W sumie to taki śliski temat. Miałam nie poświęcać zbyt wiele czasu słowotwórstwu, miało to być jedynie takie krótkie napomknięcie.
Chyba jednak zostawię Kongres lub 1984, a zastąpię czymś innym albo poprostu dodam 5. książkę.

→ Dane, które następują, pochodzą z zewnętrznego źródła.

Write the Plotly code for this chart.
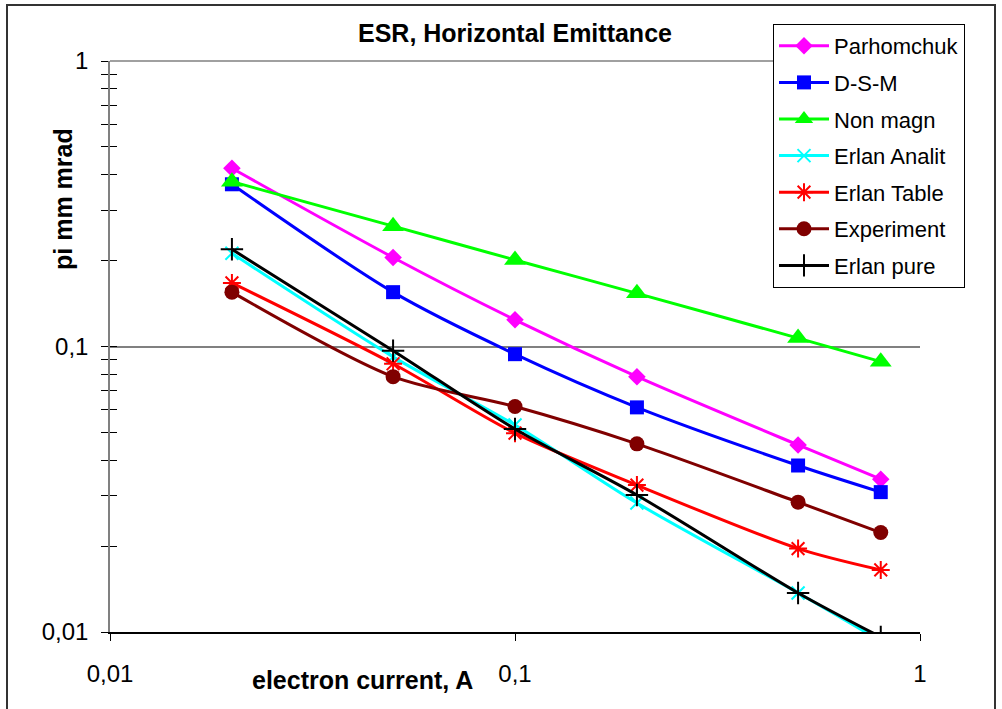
import plotly.graph_objects as go

# Electron current, A
current = [0.02, 0.05, 0.1, 0.2, 0.5, 0.8]

# Horizontal emittance, pi mm mrad
parhomchuk = [0.421, 0.205, 0.124, 0.0784, 0.0452, 0.0343]
dsm = [0.370, 0.155, 0.094, 0.0612, 0.0383, 0.0309]
non_magn = [0.378, 0.264, 0.201, 0.1535, 0.107, 0.0885]
erlan_analit = [0.212, 0.092, 0.0531, 0.0283, 0.0137, 0.0093]
erlan_table = [0.167, 0.087, 0.0497, 0.0327, 0.0196, 0.0165]
experiment = [0.155, 0.0784, 0.0616, 0.0456, 0.0285, 0.0223]
erlan_pure = [0.219, 0.0967, 0.0514, 0.0302, 0.0137, 0.0096]

x_ticks = [0.01, 0.1, 1]
x_tick_text = ["0,01", "0,1", "1"]
y_ticks = [0.01, 0.1, 1]
y_tick_text = ["0,01", "0,1", "1"]
y_minor = [m * d for d in (0.01, 0.1) for m in range(2, 10)]

FONT = "Arial, Liberation Sans, sans-serif"

series = [
    ("Parhomchuk", parhomchuk, "#FF00FF", "diamond", 13.5, 0),
    ("D-S-M", dsm, "#0000FF", "square", 14, 0),
    ("Non magn", non_magn, "#00FF00", "triangle-up", 19, 0),
    ("Erlan Analit", erlan_analit, "#00FFFF", "x-thin", 13, 2),
    ("Erlan Table", erlan_table, "#FF0000", "asterisk", 15, 2),
    ("Experiment", experiment, "#800000", "circle", 15, 0),
    ("Erlan pure", erlan_pure, "#000000", "cross-thin", 16, 2),
]

fig = go.Figure()
for name, vals, color, symbol, size, lw in series:
    marker = dict(symbol=symbol, size=size, color=color)
    if lw:
        marker["line"] = dict(color=color, width=lw)
    else:
        marker["line"] = dict(width=0)
    fig.add_trace(go.Scatter(
        x=current, y=vals, name=name, mode="lines+markers",
        line=dict(color=color, width=3, shape="spline", smoothing=0.8),
        marker=marker, legendgroup=name,
    ))

# second y axis only to draw the inner half of the crossing ticks
fig.add_trace(go.Scatter(x=[None], y=[None], yaxis="y2", showlegend=False,
                         hoverinfo="skip"))

tick_font = dict(family=FONT, size=24, color="#000000")
bold_font = dict(family=FONT, size=25, color="#000000")

fig.update_layout(
    width=1002, height=709,
    margin=dict(l=110, r=82, t=61, b=77),
    paper_bgcolor="#FFFFFF", plot_bgcolor="#FFFFFF",
    font=dict(family=FONT, color="#000000"),
    xaxis=dict(
        type="log", range=[-2, 0], tickvals=x_ticks, ticktext=x_tick_text,
        ticks="outside", ticklen=7, tickcolor="#000000", tickwidth=1,
        showline=True, linecolor="#000000", linewidth=1.5,
        showgrid=False, zeroline=False, tickfont=tick_font,
        ticklabelstandoff=12,
    ),
    yaxis=dict(
        type="log", range=[-2, 0], tickvals=y_ticks, ticktext=y_tick_text,
        ticks="outside", ticklen=7, tickcolor="#000000", tickwidth=1,
        minor=dict(tickvals=y_minor, ticks="outside", ticklen=7,
                   tickcolor="#000000", tickwidth=1, showgrid=False),
        showline=True, linecolor="#808080", linewidth=1.5,
        showgrid=True, gridcolor="#808080", gridwidth=1.5,
        zeroline=False, tickfont=tick_font, ticklabelstandoff=8,
    ),
    yaxis2=dict(
        type="log", range=[-2, 0], overlaying="y", side="left",
        tickvals=y_ticks, ticktext=["", "", ""],
        ticks="inside", ticklen=7, tickcolor="#000000", tickwidth=1,
        minor=dict(tickvals=y_minor, ticks="inside", ticklen=7,
                   tickcolor="#000000", tickwidth=1, showgrid=False),
        showline=False, showgrid=False, zeroline=False,
    ),
    legend=dict(
        x=(773 - 110) / 810, y=(632 - 24) / 571,
        xanchor="left", yanchor="top",
        bgcolor="#FFFFFF", bordercolor="#000000", borderwidth=1,
        font=dict(family=FONT, size=22, color="#000000"),
        tracegroupgap=5, itemwidth=50,
    ),
    showlegend=True,
    annotations=[
        dict(text="<b>ESR, Horizontal Emittance</b>", xref="paper", yref="paper",
             x=0.5, y=(632 - 33) / 571, xanchor="center", yanchor="middle",
             showarrow=False, font=bold_font),
        dict(text="<b>electron current, A</b>", xref="paper", yref="paper",
             x=(362 - 110) / 810, y=(632 - 680) / 571, xanchor="center",
             yanchor="middle", showarrow=False, font=bold_font),
        dict(text="<b>pi mm mrad</b>", xref="paper", yref="paper",
             x=(63 - 110) / 810, y=(632 - 199) / 571, xanchor="center",
             yanchor="middle", textangle=-90, showarrow=False, font=bold_font),
    ],
    shapes=[
        # top gridline at 1 (plotly drops grid lines on the plot edge)
        dict(type="line", xref="x domain", yref="y domain",
             x0=0, x1=1, y0=1, y1=1,
             line=dict(color="#808080", width=1.5), layer="below"),
        dict(type="rect", xref="paper", yref="paper",
             x0=(7 - 110) / 810, x1=(995 - 110) / 810,
             y0=(632 - 715) / 571, y1=(632 - 5) / 571,
             line=dict(color="#333333", width=2), fillcolor="rgba(0,0,0,0)",
             layer="below"),
    ],
)

fig.write_html("out.html")
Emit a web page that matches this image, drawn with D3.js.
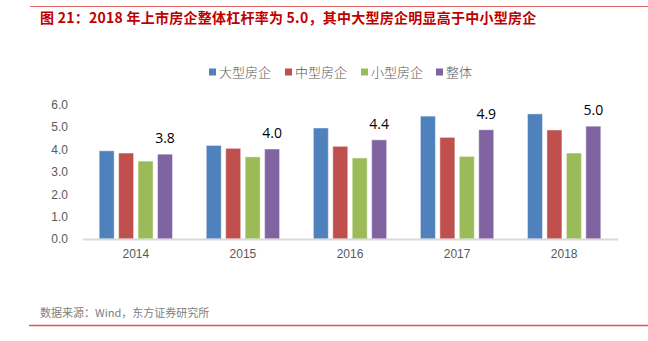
<!DOCTYPE html>
<html><head><meta charset="utf-8">
<script src="https://cdn.jsdelivr.net/npm/d3@7"></script>
<style>body{margin:0;background:#fff}svg{display:block}</style>
</head><body>
<svg id="c" width="648" height="341"></svg>
<script>
const years = ["2014","2015","2016","2017","2018"];
const seriesNames = ["大型房企","中型房企","小型房企","整体"];
const large = [3.94, 4.18, 4.96, 5.49, 5.59];
const medium = [3.84, 4.05, 4.14, 4.54, 4.87];
const small = [3.48, 3.67, 3.62, 3.69, 3.84];
const overall = [3.79, 4.02, 4.43, 4.88, 5.04];
const yTicks = [0,1,2,3,4,5,6];
const colors = ["#4F81BD","#C0504D","#9BBB59","#8064A2"];
const titleText = "图 21：2018 年上市房企整体杠杆率为 5.0，其中大型房企明显高于中小型房企";
const sourceText = "数据来源：Wind，东方证券研究所";

const svg = d3.select("#c");
const values = [large, medium, small, overall];

// header/footer lines
svg.append("line").attr("x1",30).attr("x2",648).attr("y1",6.5).attr("y2",6.5)
  .attr("stroke","#e06666").attr("stroke-width",1);
svg.append("text").attr("x",40).attr("y",23).text(titleText)
  .attr("font-family","'Noto Sans CJK SC', sans-serif").attr("font-weight","bold")
  .attr("font-size",14).attr("letter-spacing",0.25).attr("fill","#c00000");
svg.append("line").attr("x1",29).attr("x2",648).attr("y1",325.5).attr("y2",325.5)
  .attr("stroke","#e05555").attr("stroke-width",1.5);
svg.append("text").attr("x",40).attr("y",317).text(sourceText)
  .attr("font-family","'Noto Sans CJK SC', sans-serif")
  .attr("font-size",11).attr("fill","#808080");

const x0 = d3.scaleBand().domain(years).range([82.3,617.7]).paddingInner(0.232).paddingOuter(0.116);
const x1 = d3.scaleBand().domain(seriesNames).range([0,x0.bandwidth()]).padding(0.229);
const y = d3.scaleLinear().domain([0,6]).range([239,104.7]);

// y axis labels
const yAxis = d3.axisLeft(y).tickValues(yTicks).tickFormat(d3.format(".1f")).tickSize(0).tickPadding(0);
const ga = svg.append("g").attr("transform","translate(68,0)").call(yAxis);
ga.select(".domain").remove();
ga.selectAll("text").attr("font-family","'Liberation Sans', Arial, sans-serif").attr("font-size",12).attr("fill","#595959");

// bars
years.forEach((yr,i)=>{
  const g = svg.append("g").attr("transform",`translate(${x0(yr)},0)`);
  seriesNames.forEach((s,j)=>{
    const v = values[j][i];
    g.append("rect").attr("x",x1(s)).attr("width",x1.bandwidth())
      .attr("y",y(v)).attr("height",y(0)-y(v))
      .attr("fill",colors[j]).attr("stroke","rgba(255,255,255,0.45)").attr("stroke-width",1);
  });
  svg.append("text").attr("x",x0(yr)+x1("整体")+x1.bandwidth()/2).attr("y",y(overall[i])-11)
    .attr("text-anchor","middle").text(d3.format(".1f")(overall[i]))
    .attr("font-family","'Open Sans', 'Noto Sans', sans-serif").attr("font-size",14).attr("fill","#000");
});

// x axis
const xAxis = d3.axisBottom(x0).tickSize(0).tickPadding(10);
const gx = svg.append("g").attr("transform",`translate(0,${y(0)})`).call(xAxis);
gx.select(".domain").attr("stroke","#d9d9d9").attr("stroke-width",2);
gx.selectAll("text").attr("font-family","'Liberation Sans', Arial, sans-serif").attr("font-size",12).attr("fill","#595959");

// legend
const legendX = [209, 285, 361, 436];
const lg = svg.append("g");
seriesNames.forEach((s,j)=>{
  lg.append("rect").attr("x",legendX[j]).attr("y",68.5).attr("width",7).attr("height",7).attr("fill",colors[j]);
  lg.append("text").attr("x",legendX[j]+10).attr("y",77).text(s)
    .attr("font-family","'Noto Sans CJK SC', sans-serif").attr("font-weight",300)
    .attr("font-size",13).attr("fill","#595959");
});
</script>
</body></html>
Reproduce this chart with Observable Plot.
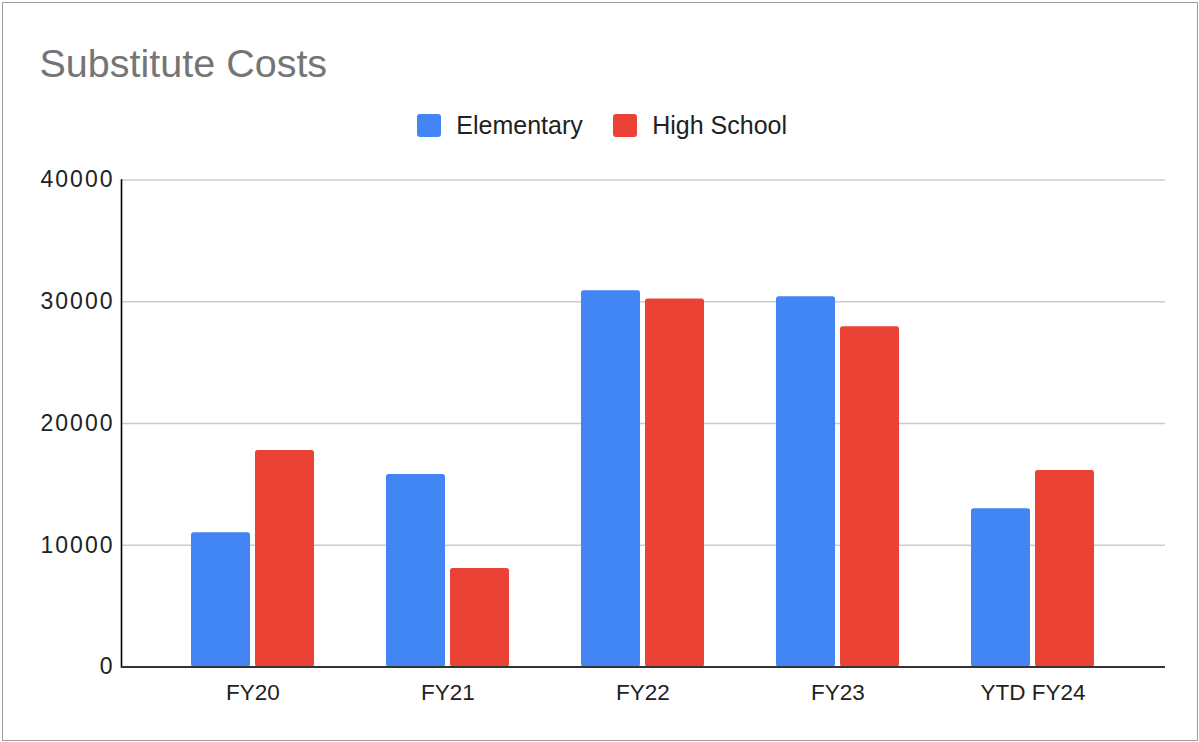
<!DOCTYPE html>
<html><head><meta charset="utf-8">
<script src="https://cdn.jsdelivr.net/npm/d3@7"></script>
<script src="https://cdn.jsdelivr.net/npm/@observablehq/plot@0.6"></script>
<style>
body{margin:0;background:#fff;font-family:"Liberation Sans",Arial,sans-serif;}
#wrap{position:relative;width:1199px;height:742px;overflow:hidden;background:#fff;}
#frame{position:absolute;left:2px;top:2px;width:1196px;height:739px;border:1px solid #9e9e9e;box-sizing:border-box;pointer-events:none;}
#title{position:absolute;left:39.5px;top:43.5px;font-size:39.5px;line-height:1;color:#757575;white-space:nowrap;}
#legend{position:absolute;top:114px;left:0;height:23px;}
.sw{position:absolute;top:0;width:23.5px;height:23px;border-radius:3px;}
.lt{position:absolute;top:-0.9px;font-size:25px;line-height:25px;color:#222;white-space:nowrap;}
#chart{position:absolute;left:0;top:150px;}
#chart svg .yax text{letter-spacing:2px;}
</style>
</head><body>
<div id="wrap">
  <div id="title"></div>
  <div id="legend"></div>
  <div id="chart"></div>
  <div id="frame"></div>
</div>
<script>
const titleText = "Substitute Costs";
const categories = ["FY20", "FY21", "FY22", "FY23", "YTD FY24"];
const seriesNames = ["Elementary", "High School"];
const elementary = [11030, 15810, 30900, 30410, 12990];
const highSchool = [17780, 8100, 30220, 27950, 16140];
const yTicks = [0, 10000, 20000, 30000, 40000];
const colors = ["#4285F4", "#EA4335"];

document.getElementById("title").textContent = titleText;

const legend = document.getElementById("legend");
const legendPos = [{sw: 417.3, tx: 456.3}, {sw: 613.3, tx: 652.2}];
seriesNames.forEach((s, i) => {
  const sw = document.createElement("div");
  sw.className = "sw"; sw.style.left = legendPos[i].sw + "px"; sw.style.background = colors[i];
  const t = document.createElement("div");
  t.className = "lt"; t.style.left = legendPos[i].tx + "px"; t.textContent = s;
  legend.appendChild(sw); legend.appendChild(t);
});

const elemData = categories.map((c, i) => ({cat: c, series: seriesNames[0], value: elementary[i]}));
const hsData = categories.map((c, i) => ({cat: c, series: seriesNames[1], value: highSchool[i]}));

const chart = Plot.plot({
  width: 1199,
  height: 592,
  marginLeft: 121,
  marginRight: 34,
  marginTop: 29.5,
  marginBottom: 75.5,
  x: {domain: categories, paddingInner: 0.367, paddingOuter: 0.347, label: null},
  y: {domain: [0, 40000], label: null},
  color: {domain: seriesNames, range: colors},
  style: {fontFamily: "'Liberation Sans', Arial, sans-serif", fontSize: "22.5px", color: "#222", background: "transparent", overflow: "visible"},
  marks: [
    Plot.gridY(yTicks, {stroke: "#cccccc", strokeOpacity: 1, strokeWidth: 1.4}),
    Plot.barY(elemData, {x: "cat", y: "value", fill: "series", insetRight: 64, rx: 2.5}),
    Plot.barY(hsData, {x: "cat", y: "value", fill: "series", insetLeft: 64, rx: 2.5}),
    Plot.frame({anchor: "left", stroke: "#000", strokeWidth: 1.6}),
    Plot.ruleY([0], {stroke: "#333", strokeWidth: 2}),
    Plot.axisY(yTicks, {tickSize: 0, tickPadding: 7, tickFormat: d => String(d), label: null, fill: "#222", fontSize: "23px", className: "yax"}),
    Plot.axisX({tickSize: 0, tickPadding: 17.5, label: null, fill: "#222"})
  ]
});
document.getElementById("chart").appendChild(chart);
</script>
</body></html>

Czy mogę Was prosić o jakieś przykłady utworów, w których wynalazki tworzone są od podstaw i są to rzeczywiście wynalazki danych bohaterów?

Pozdrawiam :)

maziek

  • YaBB Administrator
  • God Member
  • *****
  • Wiadomości: 13384
  • zamiast bajek ojciec mi Lema opowiadał...
    • Zobacz profil
Re: [M] Kongres Futurologiczny a Rok 1984
« Odpowiedź #21 dnia: Marca 05, 2009, 05:52:56 pm »
Chodzi Ci o to, że w książce Lema jego bohater dokonuje wynalazku, który jest równoczesnie wynalakiem w tym sensie, że zanim Lem o tym napisał nikt o tym nie wiedział? Wdzięczna będzie altruizyna z Cyberiady czy Kobyszczę np. Z takich "lemowatych" wynalazków w sensie ich ducha. Jest wątek pt. co wymyślił Lem... kompendium, może tam coś wynajdziesz.
Człowiek całe życie próbuje nie wychodzić na większego idiotę niż nim faktycznie jest - i przeważnie to mu się nie udaje (moje, z życia).

saltazaur

  • Juror
  • YaBB Newbies
  • *****
  • Wiadomości: 10
    • Zobacz profil
Re: [M] Kongres Futurologiczny a Rok 1984
« Odpowiedź #22 dnia: Marca 05, 2009, 06:00:07 pm »
Dzięki, interesuja mnie wynalazki, których powstanie będzie opisane i tym bardziej mile widziane będą takie, których nie ma w otaczającym nas świecie.
Też pomyślałam o podpowiedzi Q  i Trurl z Klapaucjuszem wydają mi się dobrym wyborem.